Thriving live trade reflected in upturn in throughput numbers and positive turnover figures
10th March 2021
The essential role of the live auction system in setting trends and prices has been recognised in annual throughput figures released by the Livestock Auctioneers’ Association (LAA), showing well over 11 million animals sold through the live sales ring in England and Wales in 2020, with turnover topping £1.8bn.
The figures represent an increase in almost every sector over 2019 numbers, despite the unprecedented challenges of Covid-19, and a drop in production numbers in some categories.
Up from 10.7 million across all species in 2019, the latest figures include just under 10 million sheep and over 1 million cattle sold through the live system, as farmers turn to the livestock market to achieve best prices for their stock.
Total cattle sales pushed well over the 1 million-barrier, an increase of 30,000 over 2019, with overall sheep sales up 370,000 year on year.
Significantly, despite Defra figures revealing a 3.7% drop in overall mutton and lamb production, and a 15% drop in slaughter numbers for ewes and rams, slaughter stock numbers for sheep sold through the live markets have increased by almost 5% to over 6.8 million.
Calf numbers have risen by 10,000, up to 220,000, demonstrating how markets have adapted and align with the GB Dairy Calf Strategy, continuing to represent the largest viable marketplace for all calves.
It is perhaps the significant increase in turnover that truly reflects the value of the live system, with an increase of over £260m, taking total turnover to £1.8bn.
These hugely impressive figures should nevertheless be off-set against the considerable increase in staffing and market operational costs, managing and policing bio-secure sales environments, including the stringent additional Covid-19 protocols in place that has meant the markets have remained open for business.
“The increased throughputs have been phenomenal, and this is in a large part due to the support, understanding and patience of our vendors and buyers, and in return the live sales ring is delivering strong market prices,” explains LAA executive secretary Chris Dodds.

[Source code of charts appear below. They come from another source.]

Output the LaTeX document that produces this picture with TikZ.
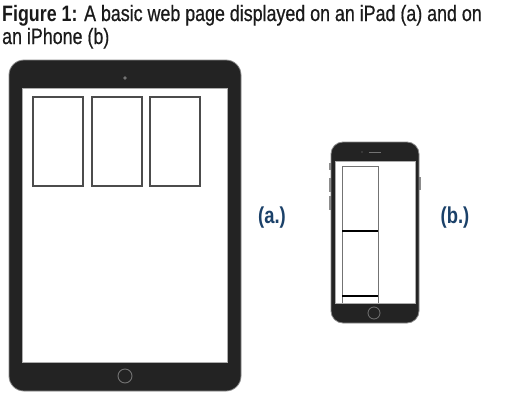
\documentclass[tikz,border=0pt]{standalone}
\usepackage{fontspec}
\setmainfont{Liberation Sans}[FakeStretch=0.80]
\newfontfamily\ttlfont{Liberation Sans}[FakeStretch=0.80, FakeBold=0.6, BoldFeatures={FakeBold=0}]
\newfontfamily\lblfont{Liberation Sans}[FakeStretch=0.80]
\definecolor{body}{HTML}{232323}
\definecolor{rim}{HTML}{8A8A8A}
\definecolor{lbl}{HTML}{1B4169}
\definecolor{ttl}{HTML}{1A1A1A}
\tikzset{
  device/.style={fill=body, draw=rim, line width=0.8pt},
  screen/.style={fill=white, draw=rim!70, line width=0.6pt},
  pane/.style={draw=black!70, line width=1.1pt},
  divider/.style={draw=black, line width=1.6pt},
  btn/.style={draw=black!55, line width=0.9pt},
  sidebtn/.style={draw=black!45, line width=1.4pt},
  label/.style={text=lbl, font=\lblfont\bfseries\fontsize{23}{26}\selectfont, inner sep=0pt},
  title/.style={text=ttl, font=\ttlfont\fontsize{22.3}{26}\selectfont, inner sep=0pt, anchor=base west}
}
\begin{document}
\begin{tikzpicture}[x=1pt,y=-1pt]
\useasboundingbox[fill=white] (0,0) rectangle (515,400);
% title
\node[title] (t1) at (2,21) {\textbf{Figure 1:} A basic web page displayed on an iPad (a) and on};
\node[title] (t2) at (2,44) {an iPhone (b)};
% iPad
\draw[device, rounded corners=15pt] (9,60) rectangle (241,391);
\draw[screen] (22,88) rectangle (227,362);
\fill[black!55] (125,78) circle (1.8pt);
\draw[btn] (125,376) circle (7pt);
\draw[pane] (33,97) rectangle (83,186);
\draw[pane] (92,97) rectangle (142,186);
\draw[pane] (150,97) rectangle (200,186);
% iPhone
\draw[sidebtn] (330,163) -- (330,170);
\draw[sidebtn] (330,178) -- (330,192);
\draw[sidebtn] (330,196) -- (330,210);
\draw[sidebtn] (420,177) -- (420,190);
\draw[device, rounded corners=12pt] (331,142) rectangle (419,323);
\draw[screen] (335,161) rectangle (415,303);
\draw[line width=1pt, black!55] (369,152) -- (381,152);
\fill[black!50] (362,152) circle (0.6pt);
\draw[btn, line width=0.8pt] (374,313) circle (6pt);
\draw[draw=black!55, line width=1pt] (342,303) -- (342,166) -- (378,166) -- (378,303);
\draw[divider] (342,231) -- (378,231);
\draw[divider] (342,296) -- (378,296);
% labels
\node[label] (a) at (272,218) {(a.)};
\node[label] (b) at (455,218) {(b.)};
\end{tikzpicture}
\end{document}
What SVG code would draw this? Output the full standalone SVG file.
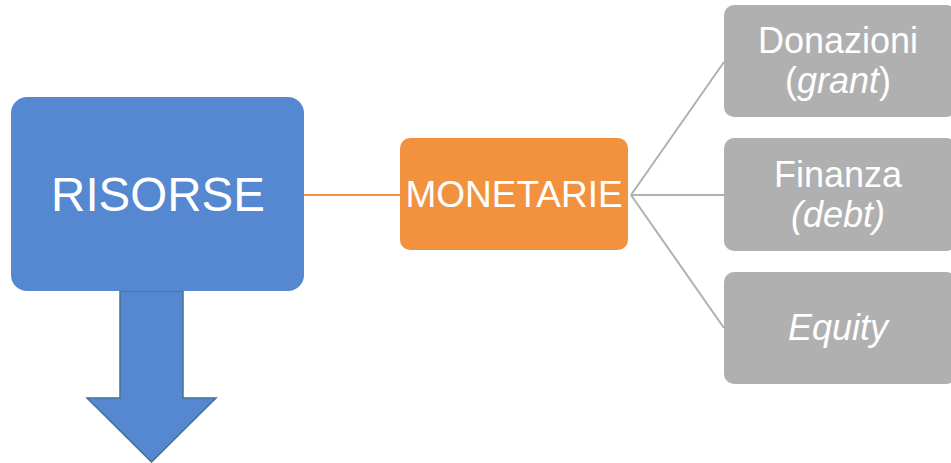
<svg xmlns="http://www.w3.org/2000/svg" width="951" height="463" viewBox="0 0 951 463">
<style>
text{font-family:"Liberation Sans",Arial,sans-serif;fill:#fff;text-anchor:middle}
.gray{fill:#B0B0B0}
.gl{stroke:#B0B0B0;stroke-width:2;fill:none}
.sub{font-size:36px}
</style>
<rect width="951" height="463" fill="#fff"/>
<g id="connectors">
<line x1="304" y1="195" x2="400" y2="195" stroke="#F2923F" stroke-width="2"/>
<line class="gl" x1="631" y1="195" x2="724" y2="62"/>
<line class="gl" x1="631" y1="195" x2="724" y2="195"/>
<line class="gl" x1="631" y1="195" x2="724" y2="328"/>
</g>
<g id="arrow">
<path d="M120,291 L183,291 L183,398 L216,398 L151.5,462 L87,398 L120,398 Z" fill="#5588D0" stroke="#41719C" stroke-width="1.5"/>
</g>
<g id="risorse">
<rect x="11" y="97" width="293" height="194" rx="16" fill="#5588D0"/>
<text x="158" y="211" font-size="47.5">RISORSE</text>
</g>
<g id="monetarie">
<rect x="400" y="138" width="228" height="112" rx="10" fill="#F2923F"/>
<text x="514" y="207" font-size="37">MONETARIE</text>
</g>
<g id="donazioni">
<rect class="gray" x="724" y="5" width="232" height="112" rx="10"/>
<text class="sub" x="838" y="53">Donazioni</text>
<text class="sub" x="838" y="93">(<tspan font-style="italic">grant</tspan>)</text>
</g>
<g id="finanza">
<rect class="gray" x="724" y="138" width="232" height="113" rx="10"/>
<text class="sub" x="838" y="187">Finanza</text>
<text class="sub" x="838" y="227" font-style="italic">(debt)</text>
</g>
<g id="equity">
<rect class="gray" x="724" y="272" width="232" height="112" rx="10"/>
<text class="sub" x="838" y="340" font-style="italic">Equity</text>
</g>
</svg>
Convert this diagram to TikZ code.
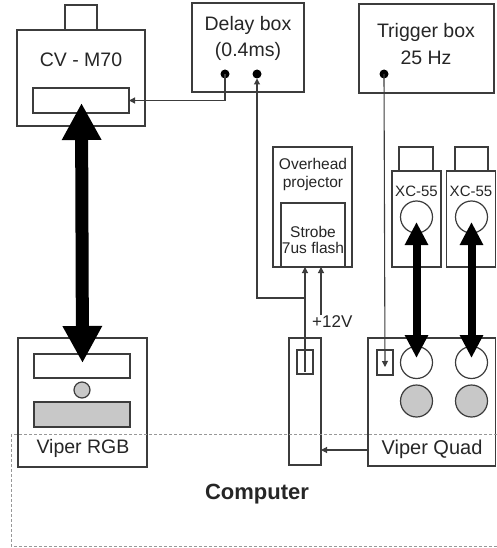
\documentclass[tikz,border=0pt]{standalone}
\usepackage{fontspec}
\setmainfont{Liberation Sans}
\usetikzlibrary{arrows.meta,calc}
\definecolor{ln}{HTML}{3C3C3C}
\definecolor{tx}{HTML}{262626}
\definecolor{gf}{HTML}{C8C8C8}
\definecolor{dl}{HTML}{989898}
\begin{document}
\begin{tikzpicture}[x=1pt,y=-1pt,
  box/.style={draw=ln, line width=1.2pt, fill=white, inner sep=0pt, outer sep=0pt, rectangle},
  gbox/.style={box, fill=gf},
  ring/.style={draw=ln, line width=1.2pt, fill=white, circle, inner sep=0pt, outer sep=0pt},
  gring/.style={ring, fill=gf},
  dotn/.style={circle, fill=black, inner sep=0pt, minimum size=9pt, outer sep=0pt},
  big/.style={font=\fontsize{19.5}{22}\selectfont, text=tx, inner sep=0pt},
  small/.style={font=\fontsize{15.5}{17}\selectfont, text=tx, inner sep=0pt},
  wire/.style={draw=ln, line width=1.1pt, -{Triangle[length=6pt,width=6pt]}},
  bigarrow/.style={draw=black, line width=13pt, {Triangle[length=37pt,width=37pt]}-{Triangle[length=37pt,width=37pt]}},
  camarrow/.style={draw=black, line width=8pt, {Triangle[length=23pt,width=22pt]}-{Triangle[length=23pt,width=22pt]}},
  comp/.style={draw=dl, line width=1pt, dash pattern=on 3pt off 2pt}
]
\useasboundingbox (0,0) rectangle (496,548);
\fill[white] (0,0) rectangle (496,548);

% CV-M70 camera
\node[box, minimum width=32pt, minimum height=25pt] (cvbump) at (81,17.5) {};
\node[box, minimum width=128pt, minimum height=96pt] (cv) at (81,78) {};
\node[big] (cvlbl) at (81,59.5) {CV - M70};
\node[box, minimum width=96pt, minimum height=25pt] (cvin) at (81,100.5) {};

% Delay box
\node[box, minimum width=112pt, minimum height=89pt] (delay) at (248,47.5) {};
\node[big] (dl1) at (248,25) {Delay box};
\node[big] (dl2) at (248,51) {(0.4ms)};
\node[dotn] (d1) at (225,74) {};
\node[dotn] (d2) at (257,74) {};

% Trigger box
\node[box, minimum width=135pt, minimum height=89pt] (trig) at (426.5,48.5) {};
\node[big] (tr1) at (426,32.5) {Trigger box};
\node[big] (tr2) at (426,57.5) {25 Hz};
\node[dotn] (d3) at (384,74) {};

% Overhead projector
\node[box, minimum width=79pt, minimum height=120pt] (ohp) at (312.5,207) {};
\node[small] (oh1) at (313,164) {Overhead};
\node[small] (oh2) at (313,183) {projector};
\node[box, minimum width=64pt, minimum height=64pt] (strobe) at (313,235) {};
\node[small] (st1) at (313,232) {Strobe};
\node[small] (st2) at (313,248) {7us flash};

% XC-55 cameras
\node[box, minimum width=34pt, minimum height=24pt] (c1bump) at (416,159) {};
\node[box, minimum width=49pt, minimum height=96pt] (c1) at (416.5,219) {};
\node[small, font=\fontsize{15}{17}\selectfont] (c1lbl) at (416.5,191) {XC-55};
\node[ring, minimum size=32pt] (lens1) at (416.5,217) {};
\node[box, minimum width=33pt, minimum height=24pt] (c2bump) at (471.5,159) {};
\node[box, minimum width=49pt, minimum height=96pt] (c2) at (471,219) {};
\node[small, font=\fontsize{15}{17}\selectfont] (c2lbl) at (471,191) {XC-55};
\node[ring, minimum size=32pt] (lens2) at (471.5,217) {};

% Viper RGB
\node[box, minimum width=129pt, minimum height=129pt] (rgb) at (82.5,402.5) {};
\node[box, minimum width=96pt, minimum height=24pt] (rgbin) at (82,366) {};
\node[gring, minimum size=16pt] (rgbc) at (82,390) {};
\node[gbox, minimum width=96pt, minimum height=25pt] (rgbg) at (82,414.5) {};
\node[big] (rgblbl) at (83,448) {Viper RGB};

% Card (strobe controller)
\node[box, minimum width=32pt, minimum height=127pt] (card) at (305,401.5) {};
\node[box, minimum width=16pt, minimum height=24pt] (cardin) at (305,362) {};

% Viper Quad
\node[box, minimum width=127.5pt, minimum height=128pt] (vq) at (431.75,402) {};
\node[box, minimum width=16pt, minimum height=25pt] (vqin) at (385,362.5) {};
\node[ring, minimum size=32pt] (vqc1) at (416.5,362.5) {};
\node[ring, minimum size=32pt] (vqc2) at (471.5,362.5) {};
\node[gring, minimum size=32pt] (vqg1) at (416.5,401) {};
\node[gring, minimum size=32pt] (vqg2) at (471.5,401) {};
\node[big, font=\fontsize{20}{22}\selectfont] (vqlbl) at (432,449) {Viper Quad};

% thin wires
\draw[wire] (d1.center) |- (cvin.east);
\coordinate (cardsig) at (305,372);
\coordinate (j) at (305,298);
\draw[wire] (cardsig) -- (strobe.south -| cardsig);
\draw[wire] (j) -| (d2.south);
\coordinate (v12) at (321,315);
\draw[wire] (v12) -- (strobe.south -| v12);
\node[small, font=\fontsize{17}{19}\selectfont, anchor=west] (v12lbl) at (312,322) {+12V};
\draw[wire] (d3.center) -- ($(vqin.center)+(0,4.5)$);
\coordinate (vqout) at (368,450);
\draw[wire] (vqout) -- (card.east |- vqout);

% thick double arrows
\draw[bigarrow] ($(cvin.center)+(0.5,2.5)$) -- ($(rgbin.center)+(0.5,-3)$);
\draw[camarrow] ($(lens1.center)+(0,5)$) -- ($(vqc1.center)+(0,-4.5)$);
\draw[camarrow] ($(lens2.center)+(0,5)$) -- ($(vqc2.center)+(0,-4.5)$);

% Computer
\draw[comp] (11,434) rectangle (497,546);
\node[font=\fontsize{22}{24}\selectfont\bfseries, text=tx, inner sep=0pt] (complbl) at (257,494) {Computer};
\end{tikzpicture}
\end{document}
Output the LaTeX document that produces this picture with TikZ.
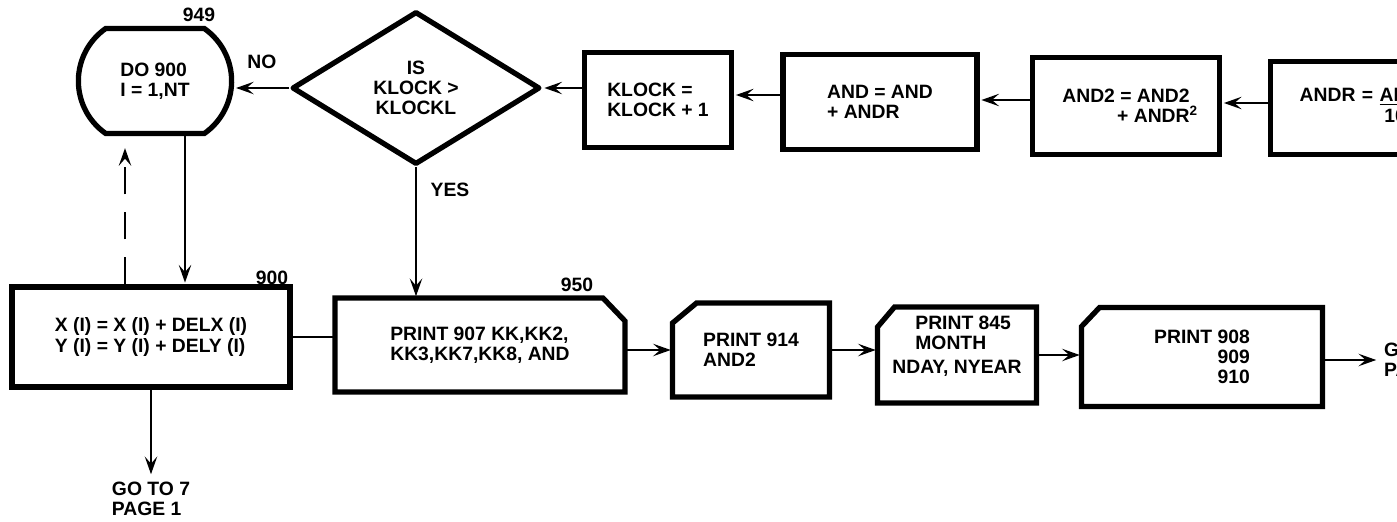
\documentclass[tikz,border=0pt]{standalone}
\usepackage{fontspec}
\setmainfont{Liberation Sans}
\usepackage{tikz}
\usetikzlibrary{arrows.meta,shapes.geometric,shapes.misc}

\tikzset{
  box/.style={draw, line width=3pt, align=left},
  term/.style={box, rounded rectangle, rounded rectangle arc length=110, minimum width=3.3cm, minimum height=2.1cm},
  decision/.style={draw, line width=3pt, line join=round, diamond, aspect=1.6, inner sep=0pt, minimum width=4.96cm, minimum height=3.06cm, align=center},
  printbox/.style={rectangle, outer sep=0pt, align=left},
  outline/.style={line width=3pt},
  conn/.style={line width=1.5pt, shorten >=1pt}
}

\begin{document}
\begin{tikzpicture}[x=0.02cm, y=-0.02cm, >={Stealth[length=10pt,width=7pt,inset=4pt]}, font=\bfseries\fontsize{11}{11.4}\selectfont]
    \useasboundingbox (0,0) rectangle (1397,521);
    \clip (0,0) rectangle (1397,521);
    % top row
    \node[term] (do900) at (155,81) {DO 900\\I = 1,NT};
    \node[decision] (decide) at (416,88) {IS\\KLOCK >\\KLOCKL};
    \node[box, minimum width=2.94cm, minimum height=1.9cm] (klock) at (658,100) {KLOCK =\\KLOCK + 1};
    \node[box, minimum width=3.88cm, minimum height=1.9cm] (andsum) at (880,102) {AND = AND\\+ ANDR};
    \node[box, align=right, minimum width=3.74cm, minimum height=1.94cm] (andsq) at (1126,106) {AND2 = AND2\\+ ANDR\rlap{\textsuperscript{2}}};
    \node[box, anchor=west, text width=4cm, inner xsep=0.58cm, minimum height=1.86cm] (andr) at (1268,108) {ANDR = \begin{tabular}[t]{@{}c@{}}\underline{AND}\\100\end{tabular}};
    \node (n949) at (199,15) {949};
    % bottom row
    \node[box, minimum width=5.56cm, minimum height=2cm] (xupd) at (151,337) {X (I) = X (I) + DELX (I)\\Y (I) = Y (I) + DELY (I)};
    \node (n900) at (272,278) {900};
    \node[printbox, minimum width=5.8cm, minimum height=1.88cm] (p907) at (480,345) {PRINT 907 KK,KK2,\\KK3,KK7,KK8, AND};
    \node (n950) at (577,285) {950};
    \node[printbox, minimum width=3.14cm, minimum height=1.88cm] (p914) at (751,350) {PRINT 914\\AND2};
    \node[printbox, minimum width=3.18cm, minimum height=1.92cm] (p845) at (957,355) {\hspace*{0.46cm}PRINT 845\\\hspace*{0.46cm}MONTH\\[2pt]NDAY, NYEAR\\\mbox{}};
    \node[printbox, align=right, minimum width=4.82cm, minimum height=1.98cm] (p908) at (1202,357) {PRINT 908\\909\\910};
    \node[anchor=north, align=left] (goto1) at (151,476) {GO TO 7\\PAGE 1};
    \node[anchor=west, align=left] (goto2) at (1378,360) {GO TO\\PAGE};
    % print outlines with cut corner
    \draw[outline] (p907.north west) -- ([xshift=-0.44cm]p907.north east) -- ([yshift=-0.46cm]p907.north east) -- (p907.south east) -- (p907.south west) -- cycle;
    \foreach \n/\dx/\dy in {p914/0.48cm/0.4cm, p845/0.34cm/0.4cm, p908/0.36cm/0.38cm}
        \draw[outline] ([yshift=-\dy]\n.north west) -- ([xshift=\dx]\n.north west) -- (\n.north east) -- (\n.south east) -- (\n.south west) -- cycle;
    % connectors
    \path[->, conn]
    (decide.west) edge node[above=0.25cm] {NO} (decide.west -| do900.east)
    (klock.west |- decide.east) edge (decide.east)
    ([yshift=0.14cm]andsum.west) edge ([yshift=0.14cm]andsum.west -| klock.east)
    ([yshift=0.12cm]andsq.west) edge ([yshift=0.12cm]andsq.west -| andsum.east)
    ([yshift=0.1cm]andr.west) edge ([yshift=0.1cm]andr.west -| andsq.east)
    (decide.south) edge node[pos=0.17, right=0.15cm] {YES} (decide.south |- p907.north)
    ([xshift=0.6cm]do900.south) edge ([xshift=0.6cm]do900.south |- xupd.north)
    (xupd.south) edge (goto1)
    (p907.east |- p914.west) edge (p914.west)
    (p914.east) edge (p914.east -| p845.west)
    (p845.east) edge (p845.east -| p908.west)
    (p908.east |- goto2.west) edge (goto2.west);
    \draw[conn] (xupd.east) -- (xupd.east -| p907.west);
    \draw[->, conn, shorten >=0.24cm, dash pattern=on 0.55cm off 0.35cm] ([xshift=-0.6cm]do900.south |- xupd.north) -- ([xshift=-0.6cm]do900.south);
\end{tikzpicture}
\end{document}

The live markets have pulled in more small and medium sized retailers and butchers during the challenges of the pandemic, by ensuring that the right stock is in place for them. In many respects, this has set the footprint for the future, with marts seeing lots of returning buyers and vendors to the live sales ring.
“The farming fraternity can see they can get much more for their stock through the live sales ring, with the competition and fair prices reflecting the demand against availability,” adds Bob Mosley, the recently appointed LAA chairman, “The last 12 months have really shown the value of the auction system.”
Livestock markets have adopted many new approaches to maintain a safe and secure environment for buying and selling livestock, and the introduction of new technology will also likely be a feature that will continue to add to the future success of the live sales system.
“Many markets are introducing real-time, online bidding platforms during their live sales, facilitating an opportunity to participate, for those not able to be physically on site during the day,” says Mr Dodds.
Timed online sales have also provided a workable solution when traditional live sales could not take place, proving particularly effective in machinery sales.
“Providing this opportunity for live, distance-bidding is a strong add-on to the core business of our members, providing a competitive and transparent environment to achieve a true and fair price for livestock,” adds Mr Dodds.
Mr Mosley concludes, by adding, “The live sales ring has demonstrated, particularly through the challenges of Covid-19, that it provides the platform to meet the demand of the retailer and consumer, while achieving the true price for the vendor, and we will continue to invest in the future on behalf of the industry.”